** begin **

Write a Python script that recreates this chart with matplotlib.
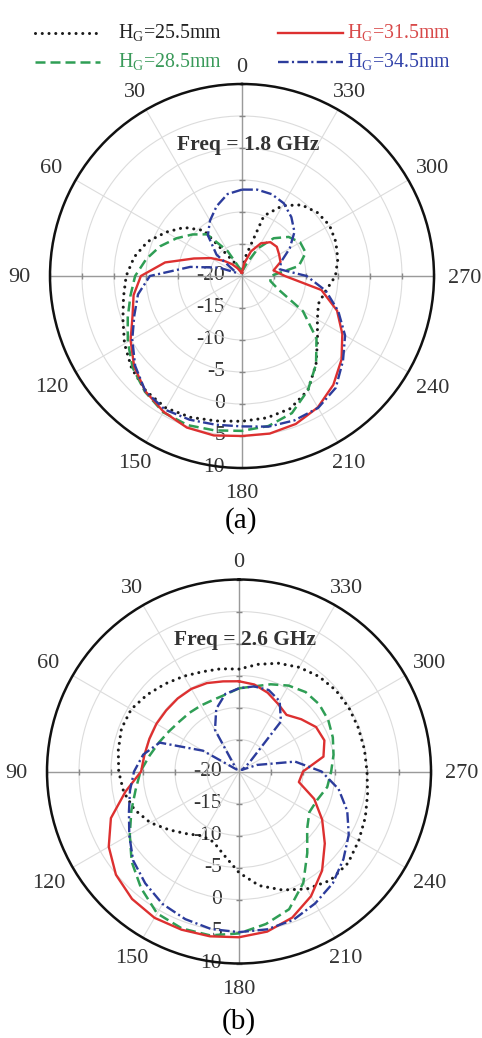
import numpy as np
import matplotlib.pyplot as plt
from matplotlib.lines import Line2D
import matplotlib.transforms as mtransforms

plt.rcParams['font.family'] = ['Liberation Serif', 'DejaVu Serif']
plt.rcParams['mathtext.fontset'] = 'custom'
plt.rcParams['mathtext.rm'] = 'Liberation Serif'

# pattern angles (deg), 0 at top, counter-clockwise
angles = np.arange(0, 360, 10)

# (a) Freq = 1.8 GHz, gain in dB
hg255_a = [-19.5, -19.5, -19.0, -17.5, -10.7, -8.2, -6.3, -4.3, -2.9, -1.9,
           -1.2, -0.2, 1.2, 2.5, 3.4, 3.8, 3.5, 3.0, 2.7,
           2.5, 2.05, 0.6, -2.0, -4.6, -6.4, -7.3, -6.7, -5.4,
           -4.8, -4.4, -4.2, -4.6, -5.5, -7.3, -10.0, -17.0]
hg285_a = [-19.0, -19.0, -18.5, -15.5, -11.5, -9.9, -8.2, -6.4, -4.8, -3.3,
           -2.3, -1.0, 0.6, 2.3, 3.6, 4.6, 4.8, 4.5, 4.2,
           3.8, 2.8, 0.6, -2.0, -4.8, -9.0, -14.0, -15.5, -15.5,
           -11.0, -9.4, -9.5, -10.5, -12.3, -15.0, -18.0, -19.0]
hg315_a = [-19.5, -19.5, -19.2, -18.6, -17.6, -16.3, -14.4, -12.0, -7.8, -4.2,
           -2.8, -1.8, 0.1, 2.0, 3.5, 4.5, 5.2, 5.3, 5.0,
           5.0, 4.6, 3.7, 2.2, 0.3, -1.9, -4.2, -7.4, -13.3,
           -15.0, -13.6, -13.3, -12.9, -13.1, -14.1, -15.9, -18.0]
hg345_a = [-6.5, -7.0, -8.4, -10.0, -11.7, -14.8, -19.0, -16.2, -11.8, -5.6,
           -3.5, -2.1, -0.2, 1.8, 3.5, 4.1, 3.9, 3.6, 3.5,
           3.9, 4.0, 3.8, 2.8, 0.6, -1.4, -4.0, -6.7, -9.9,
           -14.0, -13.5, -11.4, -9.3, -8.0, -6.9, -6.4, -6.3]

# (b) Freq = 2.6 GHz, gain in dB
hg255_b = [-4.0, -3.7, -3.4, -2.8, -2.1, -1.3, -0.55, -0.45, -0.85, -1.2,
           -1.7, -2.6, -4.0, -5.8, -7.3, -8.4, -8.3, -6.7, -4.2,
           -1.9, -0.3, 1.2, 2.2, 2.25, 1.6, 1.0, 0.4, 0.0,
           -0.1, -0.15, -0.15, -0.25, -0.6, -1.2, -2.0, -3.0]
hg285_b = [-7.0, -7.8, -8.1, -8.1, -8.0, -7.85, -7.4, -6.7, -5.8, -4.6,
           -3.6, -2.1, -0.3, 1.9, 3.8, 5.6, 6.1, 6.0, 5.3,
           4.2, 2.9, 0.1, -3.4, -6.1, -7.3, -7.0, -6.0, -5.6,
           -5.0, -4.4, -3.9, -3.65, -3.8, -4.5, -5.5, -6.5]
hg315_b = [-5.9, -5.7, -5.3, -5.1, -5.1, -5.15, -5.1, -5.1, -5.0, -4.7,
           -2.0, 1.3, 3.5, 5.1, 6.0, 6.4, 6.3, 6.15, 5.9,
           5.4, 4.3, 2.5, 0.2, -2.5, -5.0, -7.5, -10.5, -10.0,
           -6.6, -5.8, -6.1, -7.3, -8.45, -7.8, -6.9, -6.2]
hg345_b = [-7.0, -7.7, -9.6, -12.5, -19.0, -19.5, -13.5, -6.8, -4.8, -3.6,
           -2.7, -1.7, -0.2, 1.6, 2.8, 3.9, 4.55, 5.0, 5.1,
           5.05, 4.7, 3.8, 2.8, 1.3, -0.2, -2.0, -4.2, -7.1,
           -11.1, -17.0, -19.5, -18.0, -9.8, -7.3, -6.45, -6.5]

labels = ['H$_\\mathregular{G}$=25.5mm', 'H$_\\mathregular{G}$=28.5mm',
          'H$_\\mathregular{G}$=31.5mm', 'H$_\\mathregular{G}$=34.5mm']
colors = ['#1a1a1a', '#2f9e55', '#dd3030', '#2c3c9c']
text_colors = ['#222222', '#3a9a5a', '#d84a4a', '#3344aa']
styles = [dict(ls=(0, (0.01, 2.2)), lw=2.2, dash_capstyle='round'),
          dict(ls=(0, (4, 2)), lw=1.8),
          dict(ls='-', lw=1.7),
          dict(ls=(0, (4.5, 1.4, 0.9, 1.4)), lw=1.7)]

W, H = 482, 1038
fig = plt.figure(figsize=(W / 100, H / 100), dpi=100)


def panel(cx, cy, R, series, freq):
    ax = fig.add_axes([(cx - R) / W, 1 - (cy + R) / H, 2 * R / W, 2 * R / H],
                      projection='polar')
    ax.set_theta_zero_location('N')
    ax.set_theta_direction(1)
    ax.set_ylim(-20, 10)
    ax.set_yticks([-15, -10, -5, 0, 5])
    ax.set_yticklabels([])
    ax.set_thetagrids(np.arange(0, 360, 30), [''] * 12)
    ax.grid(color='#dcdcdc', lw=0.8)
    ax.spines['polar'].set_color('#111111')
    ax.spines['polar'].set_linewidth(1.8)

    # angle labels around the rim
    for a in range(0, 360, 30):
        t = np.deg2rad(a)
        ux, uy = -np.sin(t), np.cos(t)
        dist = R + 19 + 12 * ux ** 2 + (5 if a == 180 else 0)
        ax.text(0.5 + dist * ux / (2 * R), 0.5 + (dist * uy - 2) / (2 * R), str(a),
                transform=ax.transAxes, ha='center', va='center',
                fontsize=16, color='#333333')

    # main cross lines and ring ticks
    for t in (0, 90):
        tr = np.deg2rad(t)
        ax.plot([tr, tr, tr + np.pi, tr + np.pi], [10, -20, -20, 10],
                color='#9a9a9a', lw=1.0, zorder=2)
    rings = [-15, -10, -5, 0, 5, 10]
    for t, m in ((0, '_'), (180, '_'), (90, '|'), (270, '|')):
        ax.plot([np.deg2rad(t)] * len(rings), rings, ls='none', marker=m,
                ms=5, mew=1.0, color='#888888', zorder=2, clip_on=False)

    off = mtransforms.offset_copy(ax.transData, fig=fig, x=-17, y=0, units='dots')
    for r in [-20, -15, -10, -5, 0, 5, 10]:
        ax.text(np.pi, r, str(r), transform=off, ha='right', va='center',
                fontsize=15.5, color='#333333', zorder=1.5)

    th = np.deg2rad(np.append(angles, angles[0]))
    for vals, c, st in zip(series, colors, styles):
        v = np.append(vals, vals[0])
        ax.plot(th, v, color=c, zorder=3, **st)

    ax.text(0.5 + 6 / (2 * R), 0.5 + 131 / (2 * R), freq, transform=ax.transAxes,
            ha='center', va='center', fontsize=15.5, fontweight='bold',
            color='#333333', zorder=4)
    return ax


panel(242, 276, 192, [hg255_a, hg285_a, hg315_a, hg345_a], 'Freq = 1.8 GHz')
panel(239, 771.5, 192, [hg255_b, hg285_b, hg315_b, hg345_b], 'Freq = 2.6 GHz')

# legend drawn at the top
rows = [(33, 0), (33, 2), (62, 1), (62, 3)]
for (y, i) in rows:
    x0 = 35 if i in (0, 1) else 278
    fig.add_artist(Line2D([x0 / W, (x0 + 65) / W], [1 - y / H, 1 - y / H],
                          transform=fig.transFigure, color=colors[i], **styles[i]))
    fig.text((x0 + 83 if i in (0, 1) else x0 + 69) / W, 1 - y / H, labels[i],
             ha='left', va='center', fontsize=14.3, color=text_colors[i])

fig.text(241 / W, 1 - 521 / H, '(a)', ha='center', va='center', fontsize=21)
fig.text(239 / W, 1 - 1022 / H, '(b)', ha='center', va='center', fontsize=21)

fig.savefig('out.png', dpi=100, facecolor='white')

** end **

- Problem description:
Take the lines from the start of the material to the line with "angles = np.arange(0, 360, 10)", both included, and transcribe them exactly without the pictures.

- Written answer:
Write a Python script that recreates this chart with matplotlib.
import numpy as np
import matplotlib.pyplot as plt
from matplotlib.lines import Line2D
import matplotlib.transforms as mtransforms

plt.rcParams['font.family'] = ['Liberation Serif', 'DejaVu Serif']
plt.rcParams['mathtext.fontset'] = 'custom'
plt.rcParams['mathtext.rm'] = 'Liberation Serif'

# pattern angles (deg), 0 at top, counter-clockwise
angles = np.arange(0, 360, 10)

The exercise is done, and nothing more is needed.